There are already code quality metrics.
SAST and DAST tools can score or fix code, as part of a LLM-driven development loop.
Formal verification is maybe the best code quality metric.
Is there more than Product-Market fit and infosec liabilities?
Trying this project today looks nice. I see you have sub-tasks. Any thoughts on a 'dependency' relation? I.e., don't do X if it is dependent on task A which is not complete.
FYI, there is a 404 in the AGENTS.md GEMINI.md etc pointing to a non existing README.md.
Will check the 404 issues. Thanks for reporting it
Though i've not had much luck in getting Claude to natively use MCPs, so maybe that's off base heh.
When you initialize backlog in a folder it asks you if you want to set up agent’s instructions like CLAUDE.md. It is important to say yes here so that Claude knows how to use Backlog.md.
Afterwards you can just write something like: Claude please have a look at the @prd.md file and use ultrathink to create relevant tasks to implement it. Make sure you correctly identify dependencies between tasks and use sub tasks when necessary.

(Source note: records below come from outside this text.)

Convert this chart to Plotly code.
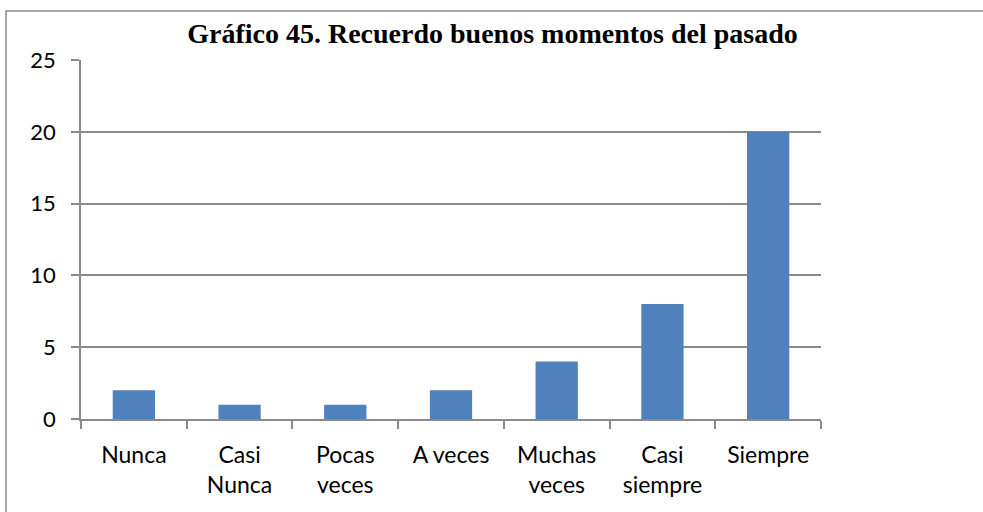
import plotly.graph_objects as go

# Survey responses: "Recuerdo buenos momentos del pasado"
categories = ["Nunca", "Casi<br>Nunca", "Pocas<br>veces", "A veces",
              "Muchas<br>veces", "Casi<br>siempre", "Siempre"]
counts = [2, 1, 1, 2, 4, 8, 20]
y_ticks = [0, 5, 10, 15, 20, 25]

BAR = "#4F81BD"
GRID = "#8a8a8a"
Y_FONT = dict(family="Lato, Open Sans, sans-serif", size=22, color="#000000")
X_FONT = dict(family="Lato, Open Sans, sans-serif", size=23, color="#000000")

fig = go.Figure(
    go.Bar(x=categories, y=counts, marker=dict(color=BAR, line=dict(width=0)))
)

W, H = 983, 512
L, R, T, B = 81, 162, 60, 93
pw, ph = W - L - R, H - T - B

fig.update_layout(
    width=W, height=H,
    margin=dict(l=L, r=R, t=T, b=B),
    paper_bgcolor="white", plot_bgcolor="white",
    bargap=0.6,
    showlegend=False,
    title=dict(
        text="<b>Gráfico 45. Recuerdo buenos momentos del pasado</b>",
        font=dict(family="Liberation Serif, Times New Roman, serif", size=28, color="#000000"),
        x=0.501, xref="container", xanchor="center",
        y=1 - 33 / H, yref="container", yanchor="middle",
    ),
    xaxis=dict(
        type="category",
        showline=True, linecolor=GRID, linewidth=1.5,
        ticks="outside", tickson="boundaries", ticklen=8, tickcolor=GRID, tickwidth=1.5,
        showgrid=False, tickfont=X_FONT, ticklabelstandoff=15,
    ),
    yaxis=dict(
        range=[0, 25], tickvals=y_ticks,
        showline=True, linecolor=GRID, linewidth=1.5,
        showgrid=True, gridcolor=GRID, gridwidth=1.5,
        ticks="outside", ticklen=8, tickcolor=GRID, tickwidth=1.5,
        tickfont=Y_FONT, ticklabelstandoff=11,
        zeroline=False,
    ),
    shapes=[
        # outer chart frame (continues past the right and bottom edges)
        dict(type="path", xref="paper", yref="paper",
             path=f"M {(6 - L) / pw} {-0.5} L {(6 - L) / pw} {1 + (T - 11) / ph} L 1.5 {1 + (T - 11) / ph}",
             line=dict(color=GRID, width=1.5)),
    ],
)

fig.write_html("out.html")
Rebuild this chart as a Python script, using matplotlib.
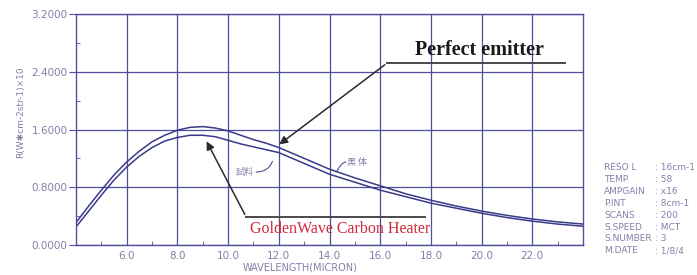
import matplotlib

matplotlib.use("Agg")
import matplotlib.pyplot as plt  # noqa: E402
from matplotlib.ticker import MultipleLocator  # noqa: E402

# wavelength (micron) and radiance
wavelength = [4.0, 4.5, 5.0, 5.5, 6.0, 6.5, 7.0, 7.5, 8.0, 8.5, 9.0, 9.5, 10.0, 10.5, 11.0,
              11.5, 12.0, 13.0, 14.0, 15.0, 16.0, 17.0, 18.0, 19.0, 20.0, 21.0, 22.0, 23.0, 24.0]
blackbody = [0.31, 0.54, 0.76, 0.97, 1.15, 1.30, 1.43, 1.52, 1.59, 1.63, 1.64, 1.62, 1.58, 1.52, 1.46,
             1.41, 1.35, 1.20, 1.05, 0.93, 0.82, 0.71, 0.62, 0.54, 0.47, 0.41, 0.36, 0.32, 0.29]
sample = [0.25, 0.47, 0.69, 0.90, 1.08, 1.23, 1.35, 1.44, 1.49, 1.52, 1.52, 1.50, 1.45, 1.40, 1.36,
          1.32, 1.28, 1.13, 0.98, 0.87, 0.76, 0.67, 0.58, 0.51, 0.44, 0.38, 0.33, 0.29, 0.26]

x_ticks = [6.0, 8.0, 10.0, 12.0, 14.0, 16.0, 18.0, 20.0, 22.0]
y_ticks = [0.0, 0.8, 1.6, 2.4, 3.2]

info_keys = ["RESO L", "TEMP", "AMPGAIN", "P.INT", "SCANS", "S.SPEED", "S.NUMBER", "M.DATE"]
info_vals = [": 16cm-1", ": 58", ": x16", ": 8cm-1", ": 200", ": MCT", ": 3", ": 1/8/4"]

GRID = "#4f4f9e"
LINE = "#3a3a8a"
TXT = "#8080aa"

fig = plt.figure(figsize=(6.97, 2.75), dpi=100)
ax = fig.add_axes([76 / 697, 1 - 245 / 275, (583 - 76) / 697, (245 - 14) / 275])

ax.plot(wavelength, blackbody, color=LINE, lw=1.1)
ax.plot(wavelength, sample, color=LINE, lw=1.1)

ax.set_xlim(4, 24)
ax.set_ylim(0, 3.2)
ax.set_xticks(x_ticks)
ax.set_xticklabels([f"{v:.1f}" for v in x_ticks])
ax.set_yticks(y_ticks)
ax.set_yticklabels([f"{v:.4f}" for v in y_ticks])
ax.xaxis.set_minor_locator(MultipleLocator(1.0))
ax.yaxis.set_minor_locator(MultipleLocator(0.4))
ax.grid(True, which="major", color=GRID, lw=0.9)
for s in ax.spines.values():
    s.set_color(GRID)
    s.set_linewidth(1.0)
ax.tick_params(axis="y", which="major", direction="out", length=5, color=GRID,
               labelcolor=TXT, labelsize=7.5, pad=1)
ax.tick_params(axis="x", which="major", length=0, labelcolor=TXT, labelsize=7.5, pad=4)
ax.tick_params(which="minor", direction="in", length=3, color=GRID)

fig.text(0.029, 1 - 112 / 275, "R(W\u2731cm-2str-1)\u00d710", rotation=90,
         ha="center", va="center", color=TXT, fontsize=6.5)
fig.text(300 / 697, 1 - 267 / 275, "WAVELENGTH(MICRON)", ha="center", va="center",
         color=TXT, fontsize=7)

# instrument settings block
for i, (k, v) in enumerate(zip(info_keys, info_vals)):
    yy = 1 - (168 + i * 11.8) / 275
    fig.text(604 / 697, yy, k, ha="left", va="center", color=TXT, fontsize=6.5)
    fig.text(655 / 697, yy, v, ha="left", va="center", color=TXT, fontsize=6.5)

# callouts
arrow = dict(arrowstyle="-|>", color="#2a2a2a", lw=1.1, mutation_scale=12)
ax.annotate("", xy=(11.93, 1.37), xytext=(16.27, 2.52), arrowprops=arrow)
ax.plot([16.27, 23.29], [2.52, 2.52], color="#4a4a4a", lw=1.4)
ax.text(19.9, 2.56, "Perfect emitter", ha="center", va="bottom", fontsize=14.5,
        family="Liberation Serif", fontweight="bold", color="#1a1a1a")

ax.annotate("", xy=(9.1, 1.47), xytext=(10.71, 0.39), arrowprops=arrow)
ax.plot([10.71, 17.77], [0.39, 0.39], color="#4a4a4a", lw=1.4)
ax.text(14.41, 0.22, "GoldenWave Carbon Heater", ha="center", va="center", fontsize=11.5,
        family="Liberation Serif", color="#d02a3a")

cjk = ["Noto Sans CJK JP", "DejaVu Sans"]
ax.text(10.65, 1.01, "試料", ha="center", va="center", fontsize=6.5, family=cjk, color=TXT)
ax.annotate("", xy=(11.75, 1.16), xytext=(11.1, 1.01),
            arrowprops=dict(arrowstyle="-", color=LINE, lw=0.7, shrinkA=0, shrinkB=0,
                            connectionstyle="angle3,angleA=0,angleB=70"))
ax.text(15.1, 1.14, "黒 体", ha="center", va="center", fontsize=6.5, family=cjk, color=TXT)
ax.annotate("", xy=(14.3, 1.03), xytext=(14.65, 1.15),
            arrowprops=dict(arrowstyle="-", color=LINE, lw=0.7, shrinkA=0, shrinkB=0,
                            connectionstyle="angle3,angleA=0,angleB=60"))

fig.savefig("out.png", dpi=100)
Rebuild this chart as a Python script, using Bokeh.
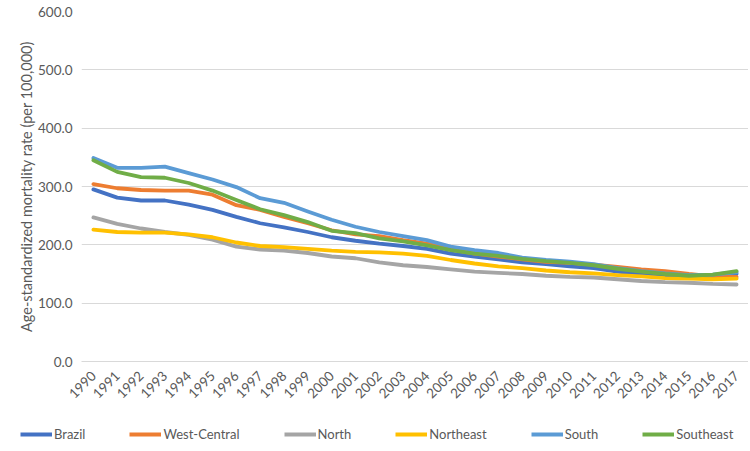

Or you can just paste your feature request directly without using extra files.
Feels a bit like magic
Also I’m not fully sure about your setup. In my fresh pov I would next set up agents that check my github repo for backlog tasks and do pull requests on those tasks. If I write a good description and ideally tests I can optimize the results of these.
This creates the possibility of agents checking your backlog and prepare the work.
I usually work with aider everyday and I’m quite fast in achieving task, the next limitation would be the latency and some back and forth. I have some dead time in between. I can definitely define tasks faster than 1-1 AI.
Yeah if you could share a bit more how you do this with Claude we would all be thankful, also I havent seen anywhere to sponsor/tip you, would love to!